August 11, 2008
Ex-PM’s no return a boost for Thai bourse
The stock market in Thailand saw its key index climb as high as 3.3 percent Monday morning amid hopes Thaksin's removal from the political scene would lower the chances of street clashes, or worse, between his supporters and opponents, reported Reuters.
Deposed premier Thaksin Shinawatra and his wife Pojaman failed to appear Monday morning before the Supreme Court's Criminal Division for Holders of Political Positions in a case involving an allegedly unlawful purchase of real estate.
Thailand’s benchmark stock index was up 17.24 points, or 2.5 percent, Monday morning while the main index rose as much as 2.97 percent to 711.20, its highest since July 15.
Any market rise, however, would be limited as the index had started to factor in the Thaksin developments from last Thursday, Reuters quoted some analysts as saying. In addition, the
recent fall in oil prices and freight rates should prompt selling of energy shares and shipping firms.
Thaksin, in a hand-written statement released to the media, said Monday he will not return home to face graft charges but will remain in Britain, blaming political interference in the justice system.
Thaksin’s statement, which did not mention asking for asylum, was read Monday afternoon on state-run television NBT, formerly Channel 11.
Thaksin said his decision to leave Thailand again, less than six months after returning from post-coup exile, had been necessary because his enemies had been meddling in the judicial system "to finish off myself and my family".
"These are my political enemies. They don't care about the rule of law, facts or internationally recognised due process," he said.
Thaksin had been on bail of 8 million baht ($237,000). More than $2 billion of his assets remain frozen in Thai bank accounts. It is not known what will happen to that cash.
Thaksin and his wife Pojaman were in Beijing over the weekend for the opening of the Olympics, and rumours have circulated in Thailand that the pair would remain overseas as corruption cases mount against them.
Pojaman was convicted on July 31 of tax evasion and released on bail, and the couple had been ordered to appear before the Supreme Court on Monday to defend themselves in a separate property case.
The pair had to seek special permission from Thai courts to travel overseas since both face a raft of corruption charges that were instigated by the military junta, which overthrew Thaksin in September 2006.

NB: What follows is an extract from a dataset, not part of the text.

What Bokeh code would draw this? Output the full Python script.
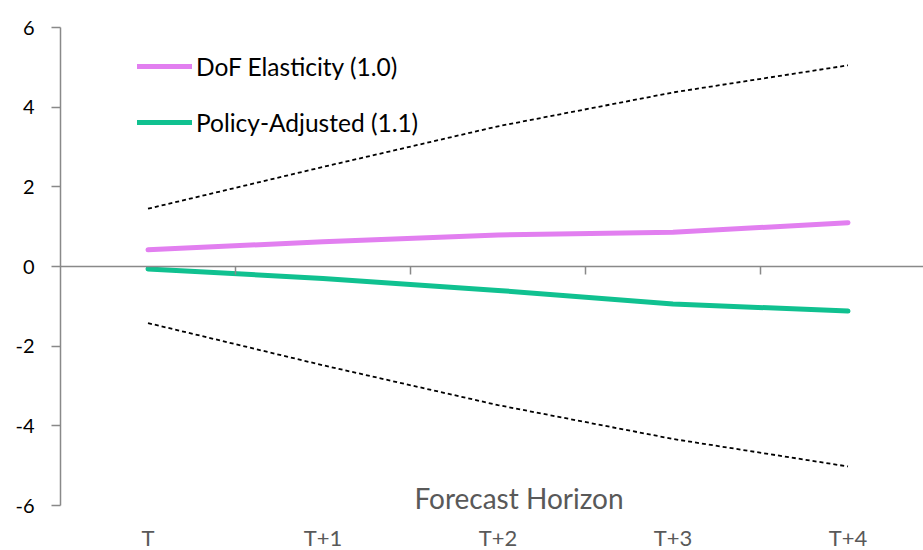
from bokeh.plotting import figure
from bokeh.models import (Range1d, LinearAxis, FixedTicker, Legend, LegendItem, Label)
from bokeh.embed import file_html
from bokeh.resources import INLINE

# Forecast horizons and series values
horizons = ["T", "T+1", "T+2", "T+3", "T+4"]
dof_elasticity = [0.42, 0.62, 0.79, 0.86, 1.10]
policy_adjusted = [-0.06, -0.30, -0.60, -0.94, -1.12]
band_upper = [1.45, 2.50, 3.52, 4.37, 5.05]
band_lower = [-1.42, -2.48, -3.48, -4.33, -5.02]
y_ticks = [-6, -4, -2, 0, 2, 4, 6]

FONT = "Lato"
xs = list(range(len(horizons)))

# plot frame runs to the bottom edge; the value axis itself stops at -6
px_per_unit = 478 / (y_ticks[-1] - y_ticks[0])
y_bottom = y_ticks[0] - 45 / px_per_unit

p = figure(width=923, height=550, output_backend="svg", toolbar_location=None,
           x_range=Range1d(-0.5, len(horizons) - 0.5 - 12 / 175),
           y_range=Range1d(y_bottom, y_ticks[-1]),
           x_axis_location=None, y_axis_location=None,
           min_border_left=60, min_border_right=0, min_border_top=27,
           min_border_bottom=0)
p.outline_line_color = None
p.xgrid.visible = False
p.ygrid.visible = False
p.background_fill_color = "white"
p.border_fill_color = "white"

# value axis on the left (plain hyphen for negative labels)
yaxis = LinearAxis(ticker=FixedTicker(ticks=y_ticks), bounds=(y_ticks[0], y_ticks[-1]),
                   major_label_overrides={t: str(t) for t in y_ticks})
yaxis.axis_line_color = "#898989"
yaxis.axis_line_width = 1.5
yaxis.major_tick_line_color = "#898989"
yaxis.major_tick_line_width = 1.5
yaxis.major_tick_in = 0
yaxis.major_tick_out = 9
yaxis.minor_tick_line_color = None
yaxis.major_label_standoff = 17
yaxis.major_label_text_font = FONT
yaxis.major_label_text_font_size = "20px"
yaxis.major_label_text_color = "#000000"
p.add_layout(yaxis, "left")

# category labels under the bottom of the value axis
xlab = LinearAxis(ticker=FixedTicker(ticks=xs), fixed_location=y_ticks[0],
                  major_label_overrides={i: h for i, h in enumerate(horizons)})
xlab.axis_line_color = None
xlab.major_tick_line_color = None
xlab.minor_tick_line_color = None
xlab.major_tick_out = 0
xlab.major_tick_in = 0
xlab.major_label_standoff = 18
xlab.major_label_text_font = FONT
xlab.major_label_text_font_size = "22px"
xlab.major_label_text_color = "#595959"
p.add_layout(xlab, "below")

# zero line with tick marks between categories
xzero = LinearAxis(ticker=FixedTicker(ticks=[i + 0.5 for i in xs[:-1]]),
                   fixed_location=0)
xzero.axis_line_color = "#898989"
xzero.axis_line_width = 1.5
xzero.major_tick_line_color = "#898989"
xzero.major_tick_line_width = 1.5
xzero.major_tick_in = 0
xzero.major_tick_out = 8
xzero.minor_tick_line_color = None
xzero.major_label_text_font_size = "0px"
xzero.major_label_text_alpha = 0
p.add_layout(xzero, "below")

# uncertainty band bounds
p.line(xs, band_upper, line_color="black", line_width=1.8, line_dash="4 3")
p.line(xs, band_lower, line_color="black", line_width=1.8, line_dash="4 3")

r_dof = p.line(xs, dof_elasticity, line_color="#e27ff0", line_width=5,
               line_cap="round", line_join="round")
r_pol = p.line(xs, policy_adjusted, line_color="#10c190", line_width=5,
               line_cap="round", line_join="round")

legend = Legend(items=[LegendItem(label="DoF Elasticity (1.0)", renderers=[r_dof]),
                       LegendItem(label="Policy-Adjusted (1.1)", renderers=[r_pol])],
                location=(77, 413), orientation="vertical")
legend.border_line_color = None
legend.background_fill_alpha = 0
legend.margin = 0
legend.padding = 0
legend.spacing = 26
legend.glyph_width = 55
legend.glyph_height = 30
legend.label_height = 30
legend.label_standoff = 4
legend.label_text_font = FONT
legend.label_text_font_size = "24.5px"
legend.label_text_color = "#000000"
p.add_layout(legend, "center")

p.add_layout(Label(x=2.12, y=-5.8, text="Forecast Horizon", text_align="center",
                   text_baseline="middle", text_font=FONT, text_font_size="28px",
                   text_color="#595959"))

open("out.html", "w").write(file_html(p, INLINE))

Thaksin travelled to Japan on July 31, and his wife flew to Beijing to join him on Thursday. A former legal advisor close to Thaksin said they had both now flown to Britain.
Thaksin, a billionaire telecoms tycoon turned politician, spent 18 months in self-imposed exile after the coup, spending most of his time in Britain, where he owns a home.
His decision to flee rather than fight the potentially explosive corruption charges in court could mean the beginning of the end of the political turmoil that has dogged Thailand's government and markets for the past three years.
The telecoms billionaire owns UK football club Manchester City and has a property in a swish London district. At least one of his adult children is studying in London.
After his removal by the army in 2006, mainly on the pretext of "rampant corruption", Thaksin spent much of his time in the British capital, as well as in Hong Kong and Beijing.
Thailand's post-coup government looked into trying to extradite Thaksin under a bilateral criminal treaty signed with Britain in 1911 but never lodged a formal request.
The treaty, signed while Thailand was called Siam and ruled by an absolute monarchy, still applies today, although Thaksin would be likely to argue he was the victim of a political witch-hunt.